== DIRECTIONS FOR THIS TASK ==
Omit every picture, then give all the entries again exactly.

== GIVEN RECORDS ==
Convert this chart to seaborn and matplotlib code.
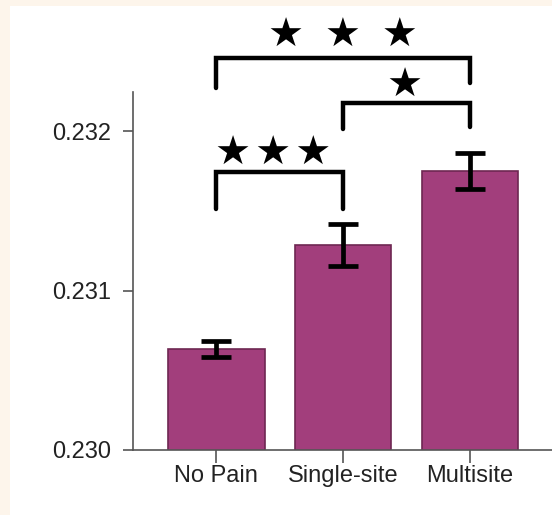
import matplotlib
matplotlib.use("Agg")
import matplotlib.pyplot as plt
from matplotlib.patches import Rectangle
import seaborn as sns
import pandas as pd

# ---- data ----
groups = ["No Pain", "Single-site", "Multisite"]
means = [0.230633, 0.231285, 0.231748]
errors = [0.000052, 0.000134, 0.000113]
yticks = [0.230, 0.231, 0.232]
ytick_labels = ["0.230", "0.231", "0.232"]
# significance comparisons: (group a, group b, label)
comparisons = [(0, 1, "★\u200a★\u200a★"), (1, 2, "★"), (0, 2, "★ \u2009★ \u2009★")]

df = pd.DataFrame({"group": groups, "value": means})

sns.set_theme(style="white")
plt.rcParams["font.family"] = ["Liberation Sans", "DejaVu Sans"]

fig = plt.figure(figsize=(5.52, 5.15), dpi=100)
fig.patch.set_facecolor("#FDF5EB")
bg = Rectangle((10 / 552, 0), 1, 1 - 6 / 515, transform=fig.transFigure,
               facecolor="white", edgecolor="none", zorder=-10)
fig.add_artist(bg)

ax = fig.add_axes([133 / 552, 1 - 450 / 515, 1 - 133 / 552, (450 - 92) / 515])
ax.set_facecolor("none")
ax.set_zorder(1)

bar_color = "#A23E7C"
sns.barplot(data=df, x="group", y="value", color=bar_color, saturation=1,
            errorbar=None, width=0.76, edgecolor="#6E2752", linewidth=1.2, ax=ax)
ax.errorbar(x=list(range(len(groups))), y=means, yerr=errors, fmt="none",
            ecolor="black", elinewidth=3.4, capsize=10.5, capthick=3.4, zorder=5)

ax.set_ylim(0.230, 0.232245)
ax.set_xlim(-0.657, 2.646)
ax.set_yticks(yticks)
ax.set_yticklabels(ytick_labels)
ax.set_xlabel("")
ax.set_ylabel("")

for side in ["top", "right"]:
    ax.spines[side].set_visible(False)
for side in ["left", "bottom"]:
    ax.spines[side].set_color("#555555")
    ax.spines[side].set_linewidth(1.2)

ax.tick_params(axis="y", which="both", left=True, length=7, width=1.2, color="#555555",
               labelsize=17, labelcolor="#222222", pad=9)
ax.tick_params(axis="x", which="both", bottom=True, length=9, width=1.2, color="#555555",
               labelsize=17, labelcolor="#222222", pad=2)

# ---- significance brackets (layout) ----
bracket_levels = {(0, 1): (0.231743, 0.231511, 0.231511, 0.45, 0.231860),
                  (1, 2): (0.232177, 0.232013, 0.232025, 1.48, 0.232285),
                  (0, 2): (0.232460, 0.232270, 0.232301, 1.0, 0.232595)}
for a, b, label in comparisons:
    ytop, yl, yr, xs, ys = bracket_levels[(a, b)]
    ax.plot([a, a, b, b], [yl, ytop, ytop, yr], color="black", lw=3.2,
            solid_joinstyle="miter", clip_on=False, zorder=6)
    ax.text(xs, ys, label, ha="center", va="center", fontsize=29,
            family="DejaVu Sans", color="black", clip_on=False)

fig.savefig("out.png", dpi=100)
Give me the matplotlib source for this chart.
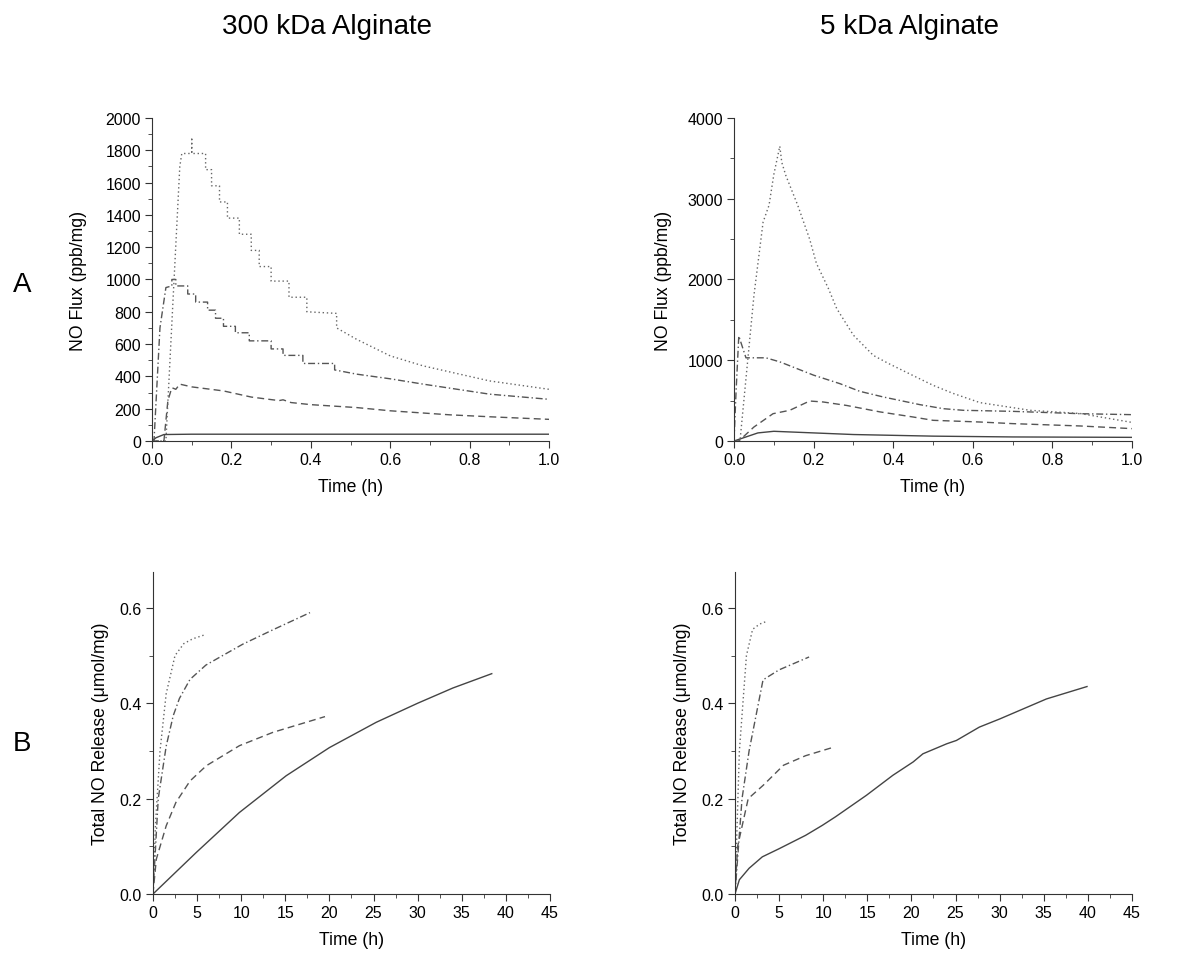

== SOLUTION TO THE PROBLEM ==
Convert this chart to seaborn and matplotlib code.
import matplotlib
matplotlib.use("Agg")
import matplotlib.pyplot as plt
from matplotlib.patches import Rectangle
import seaborn as sns
import pandas as pd

# ---- data ----
groups = ["No Pain", "Single-site", "Multisite"]
means = [0.230633, 0.231285, 0.231748]
errors = [0.000052, 0.000134, 0.000113]
yticks = [0.230, 0.231, 0.232]
ytick_labels = ["0.230", "0.231", "0.232"]
# significance comparisons: (group a, group b, label)
comparisons = [(0, 1, "★\u200a★\u200a★"), (1, 2, "★"), (0, 2, "★ \u2009★ \u2009★")]

df = pd.DataFrame({"group": groups, "value": means})

sns.set_theme(style="white")
plt.rcParams["font.family"] = ["Liberation Sans", "DejaVu Sans"]

fig = plt.figure(figsize=(5.52, 5.15), dpi=100)
fig.patch.set_facecolor("#FDF5EB")
bg = Rectangle((10 / 552, 0), 1, 1 - 6 / 515, transform=fig.transFigure,
               facecolor="white", edgecolor="none", zorder=-10)
fig.add_artist(bg)

ax = fig.add_axes([133 / 552, 1 - 450 / 515, 1 - 133 / 552, (450 - 92) / 515])
ax.set_facecolor("none")
ax.set_zorder(1)

bar_color = "#A23E7C"
sns.barplot(data=df, x="group", y="value", color=bar_color, saturation=1,
            errorbar=None, width=0.76, edgecolor="#6E2752", linewidth=1.2, ax=ax)
ax.errorbar(x=list(range(len(groups))), y=means, yerr=errors, fmt="none",
            ecolor="black", elinewidth=3.4, capsize=10.5, capthick=3.4, zorder=5)

ax.set_ylim(0.230, 0.232245)
ax.set_xlim(-0.657, 2.646)
ax.set_yticks(yticks)
ax.set_yticklabels(ytick_labels)
ax.set_xlabel("")
ax.set_ylabel("")

for side in ["top", "right"]:
    ax.spines[side].set_visible(False)
for side in ["left", "bottom"]:
    ax.spines[side].set_color("#555555")
    ax.spines[side].set_linewidth(1.2)

ax.tick_params(axis="y", which="both", left=True, length=7, width=1.2, color="#555555",
               labelsize=17, labelcolor="#222222", pad=9)
ax.tick_params(axis="x", which="both", bottom=True, length=9, width=1.2, color="#555555",
               labelsize=17, labelcolor="#222222", pad=2)

# ---- significance brackets (layout) ----
bracket_levels = {(0, 1): (0.231743, 0.231511, 0.231511, 0.45, 0.231860),
                  (1, 2): (0.232177, 0.232013, 0.232025, 1.48, 0.232285),
                  (0, 2): (0.232460, 0.232270, 0.232301, 1.0, 0.232595)}
for a, b, label in comparisons:
    ytop, yl, yr, xs, ys = bracket_levels[(a, b)]
    ax.plot([a, a, b, b], [yl, ytop, ytop, yr], color="black", lw=3.2,
            solid_joinstyle="miter", clip_on=False, zorder=6)
    ax.text(xs, ys, label, ha="center", va="center", fontsize=29,
            family="DejaVu Sans", color="black", clip_on=False)

fig.savefig("out.png", dpi=100)
Give me the matplotlib source for this chart.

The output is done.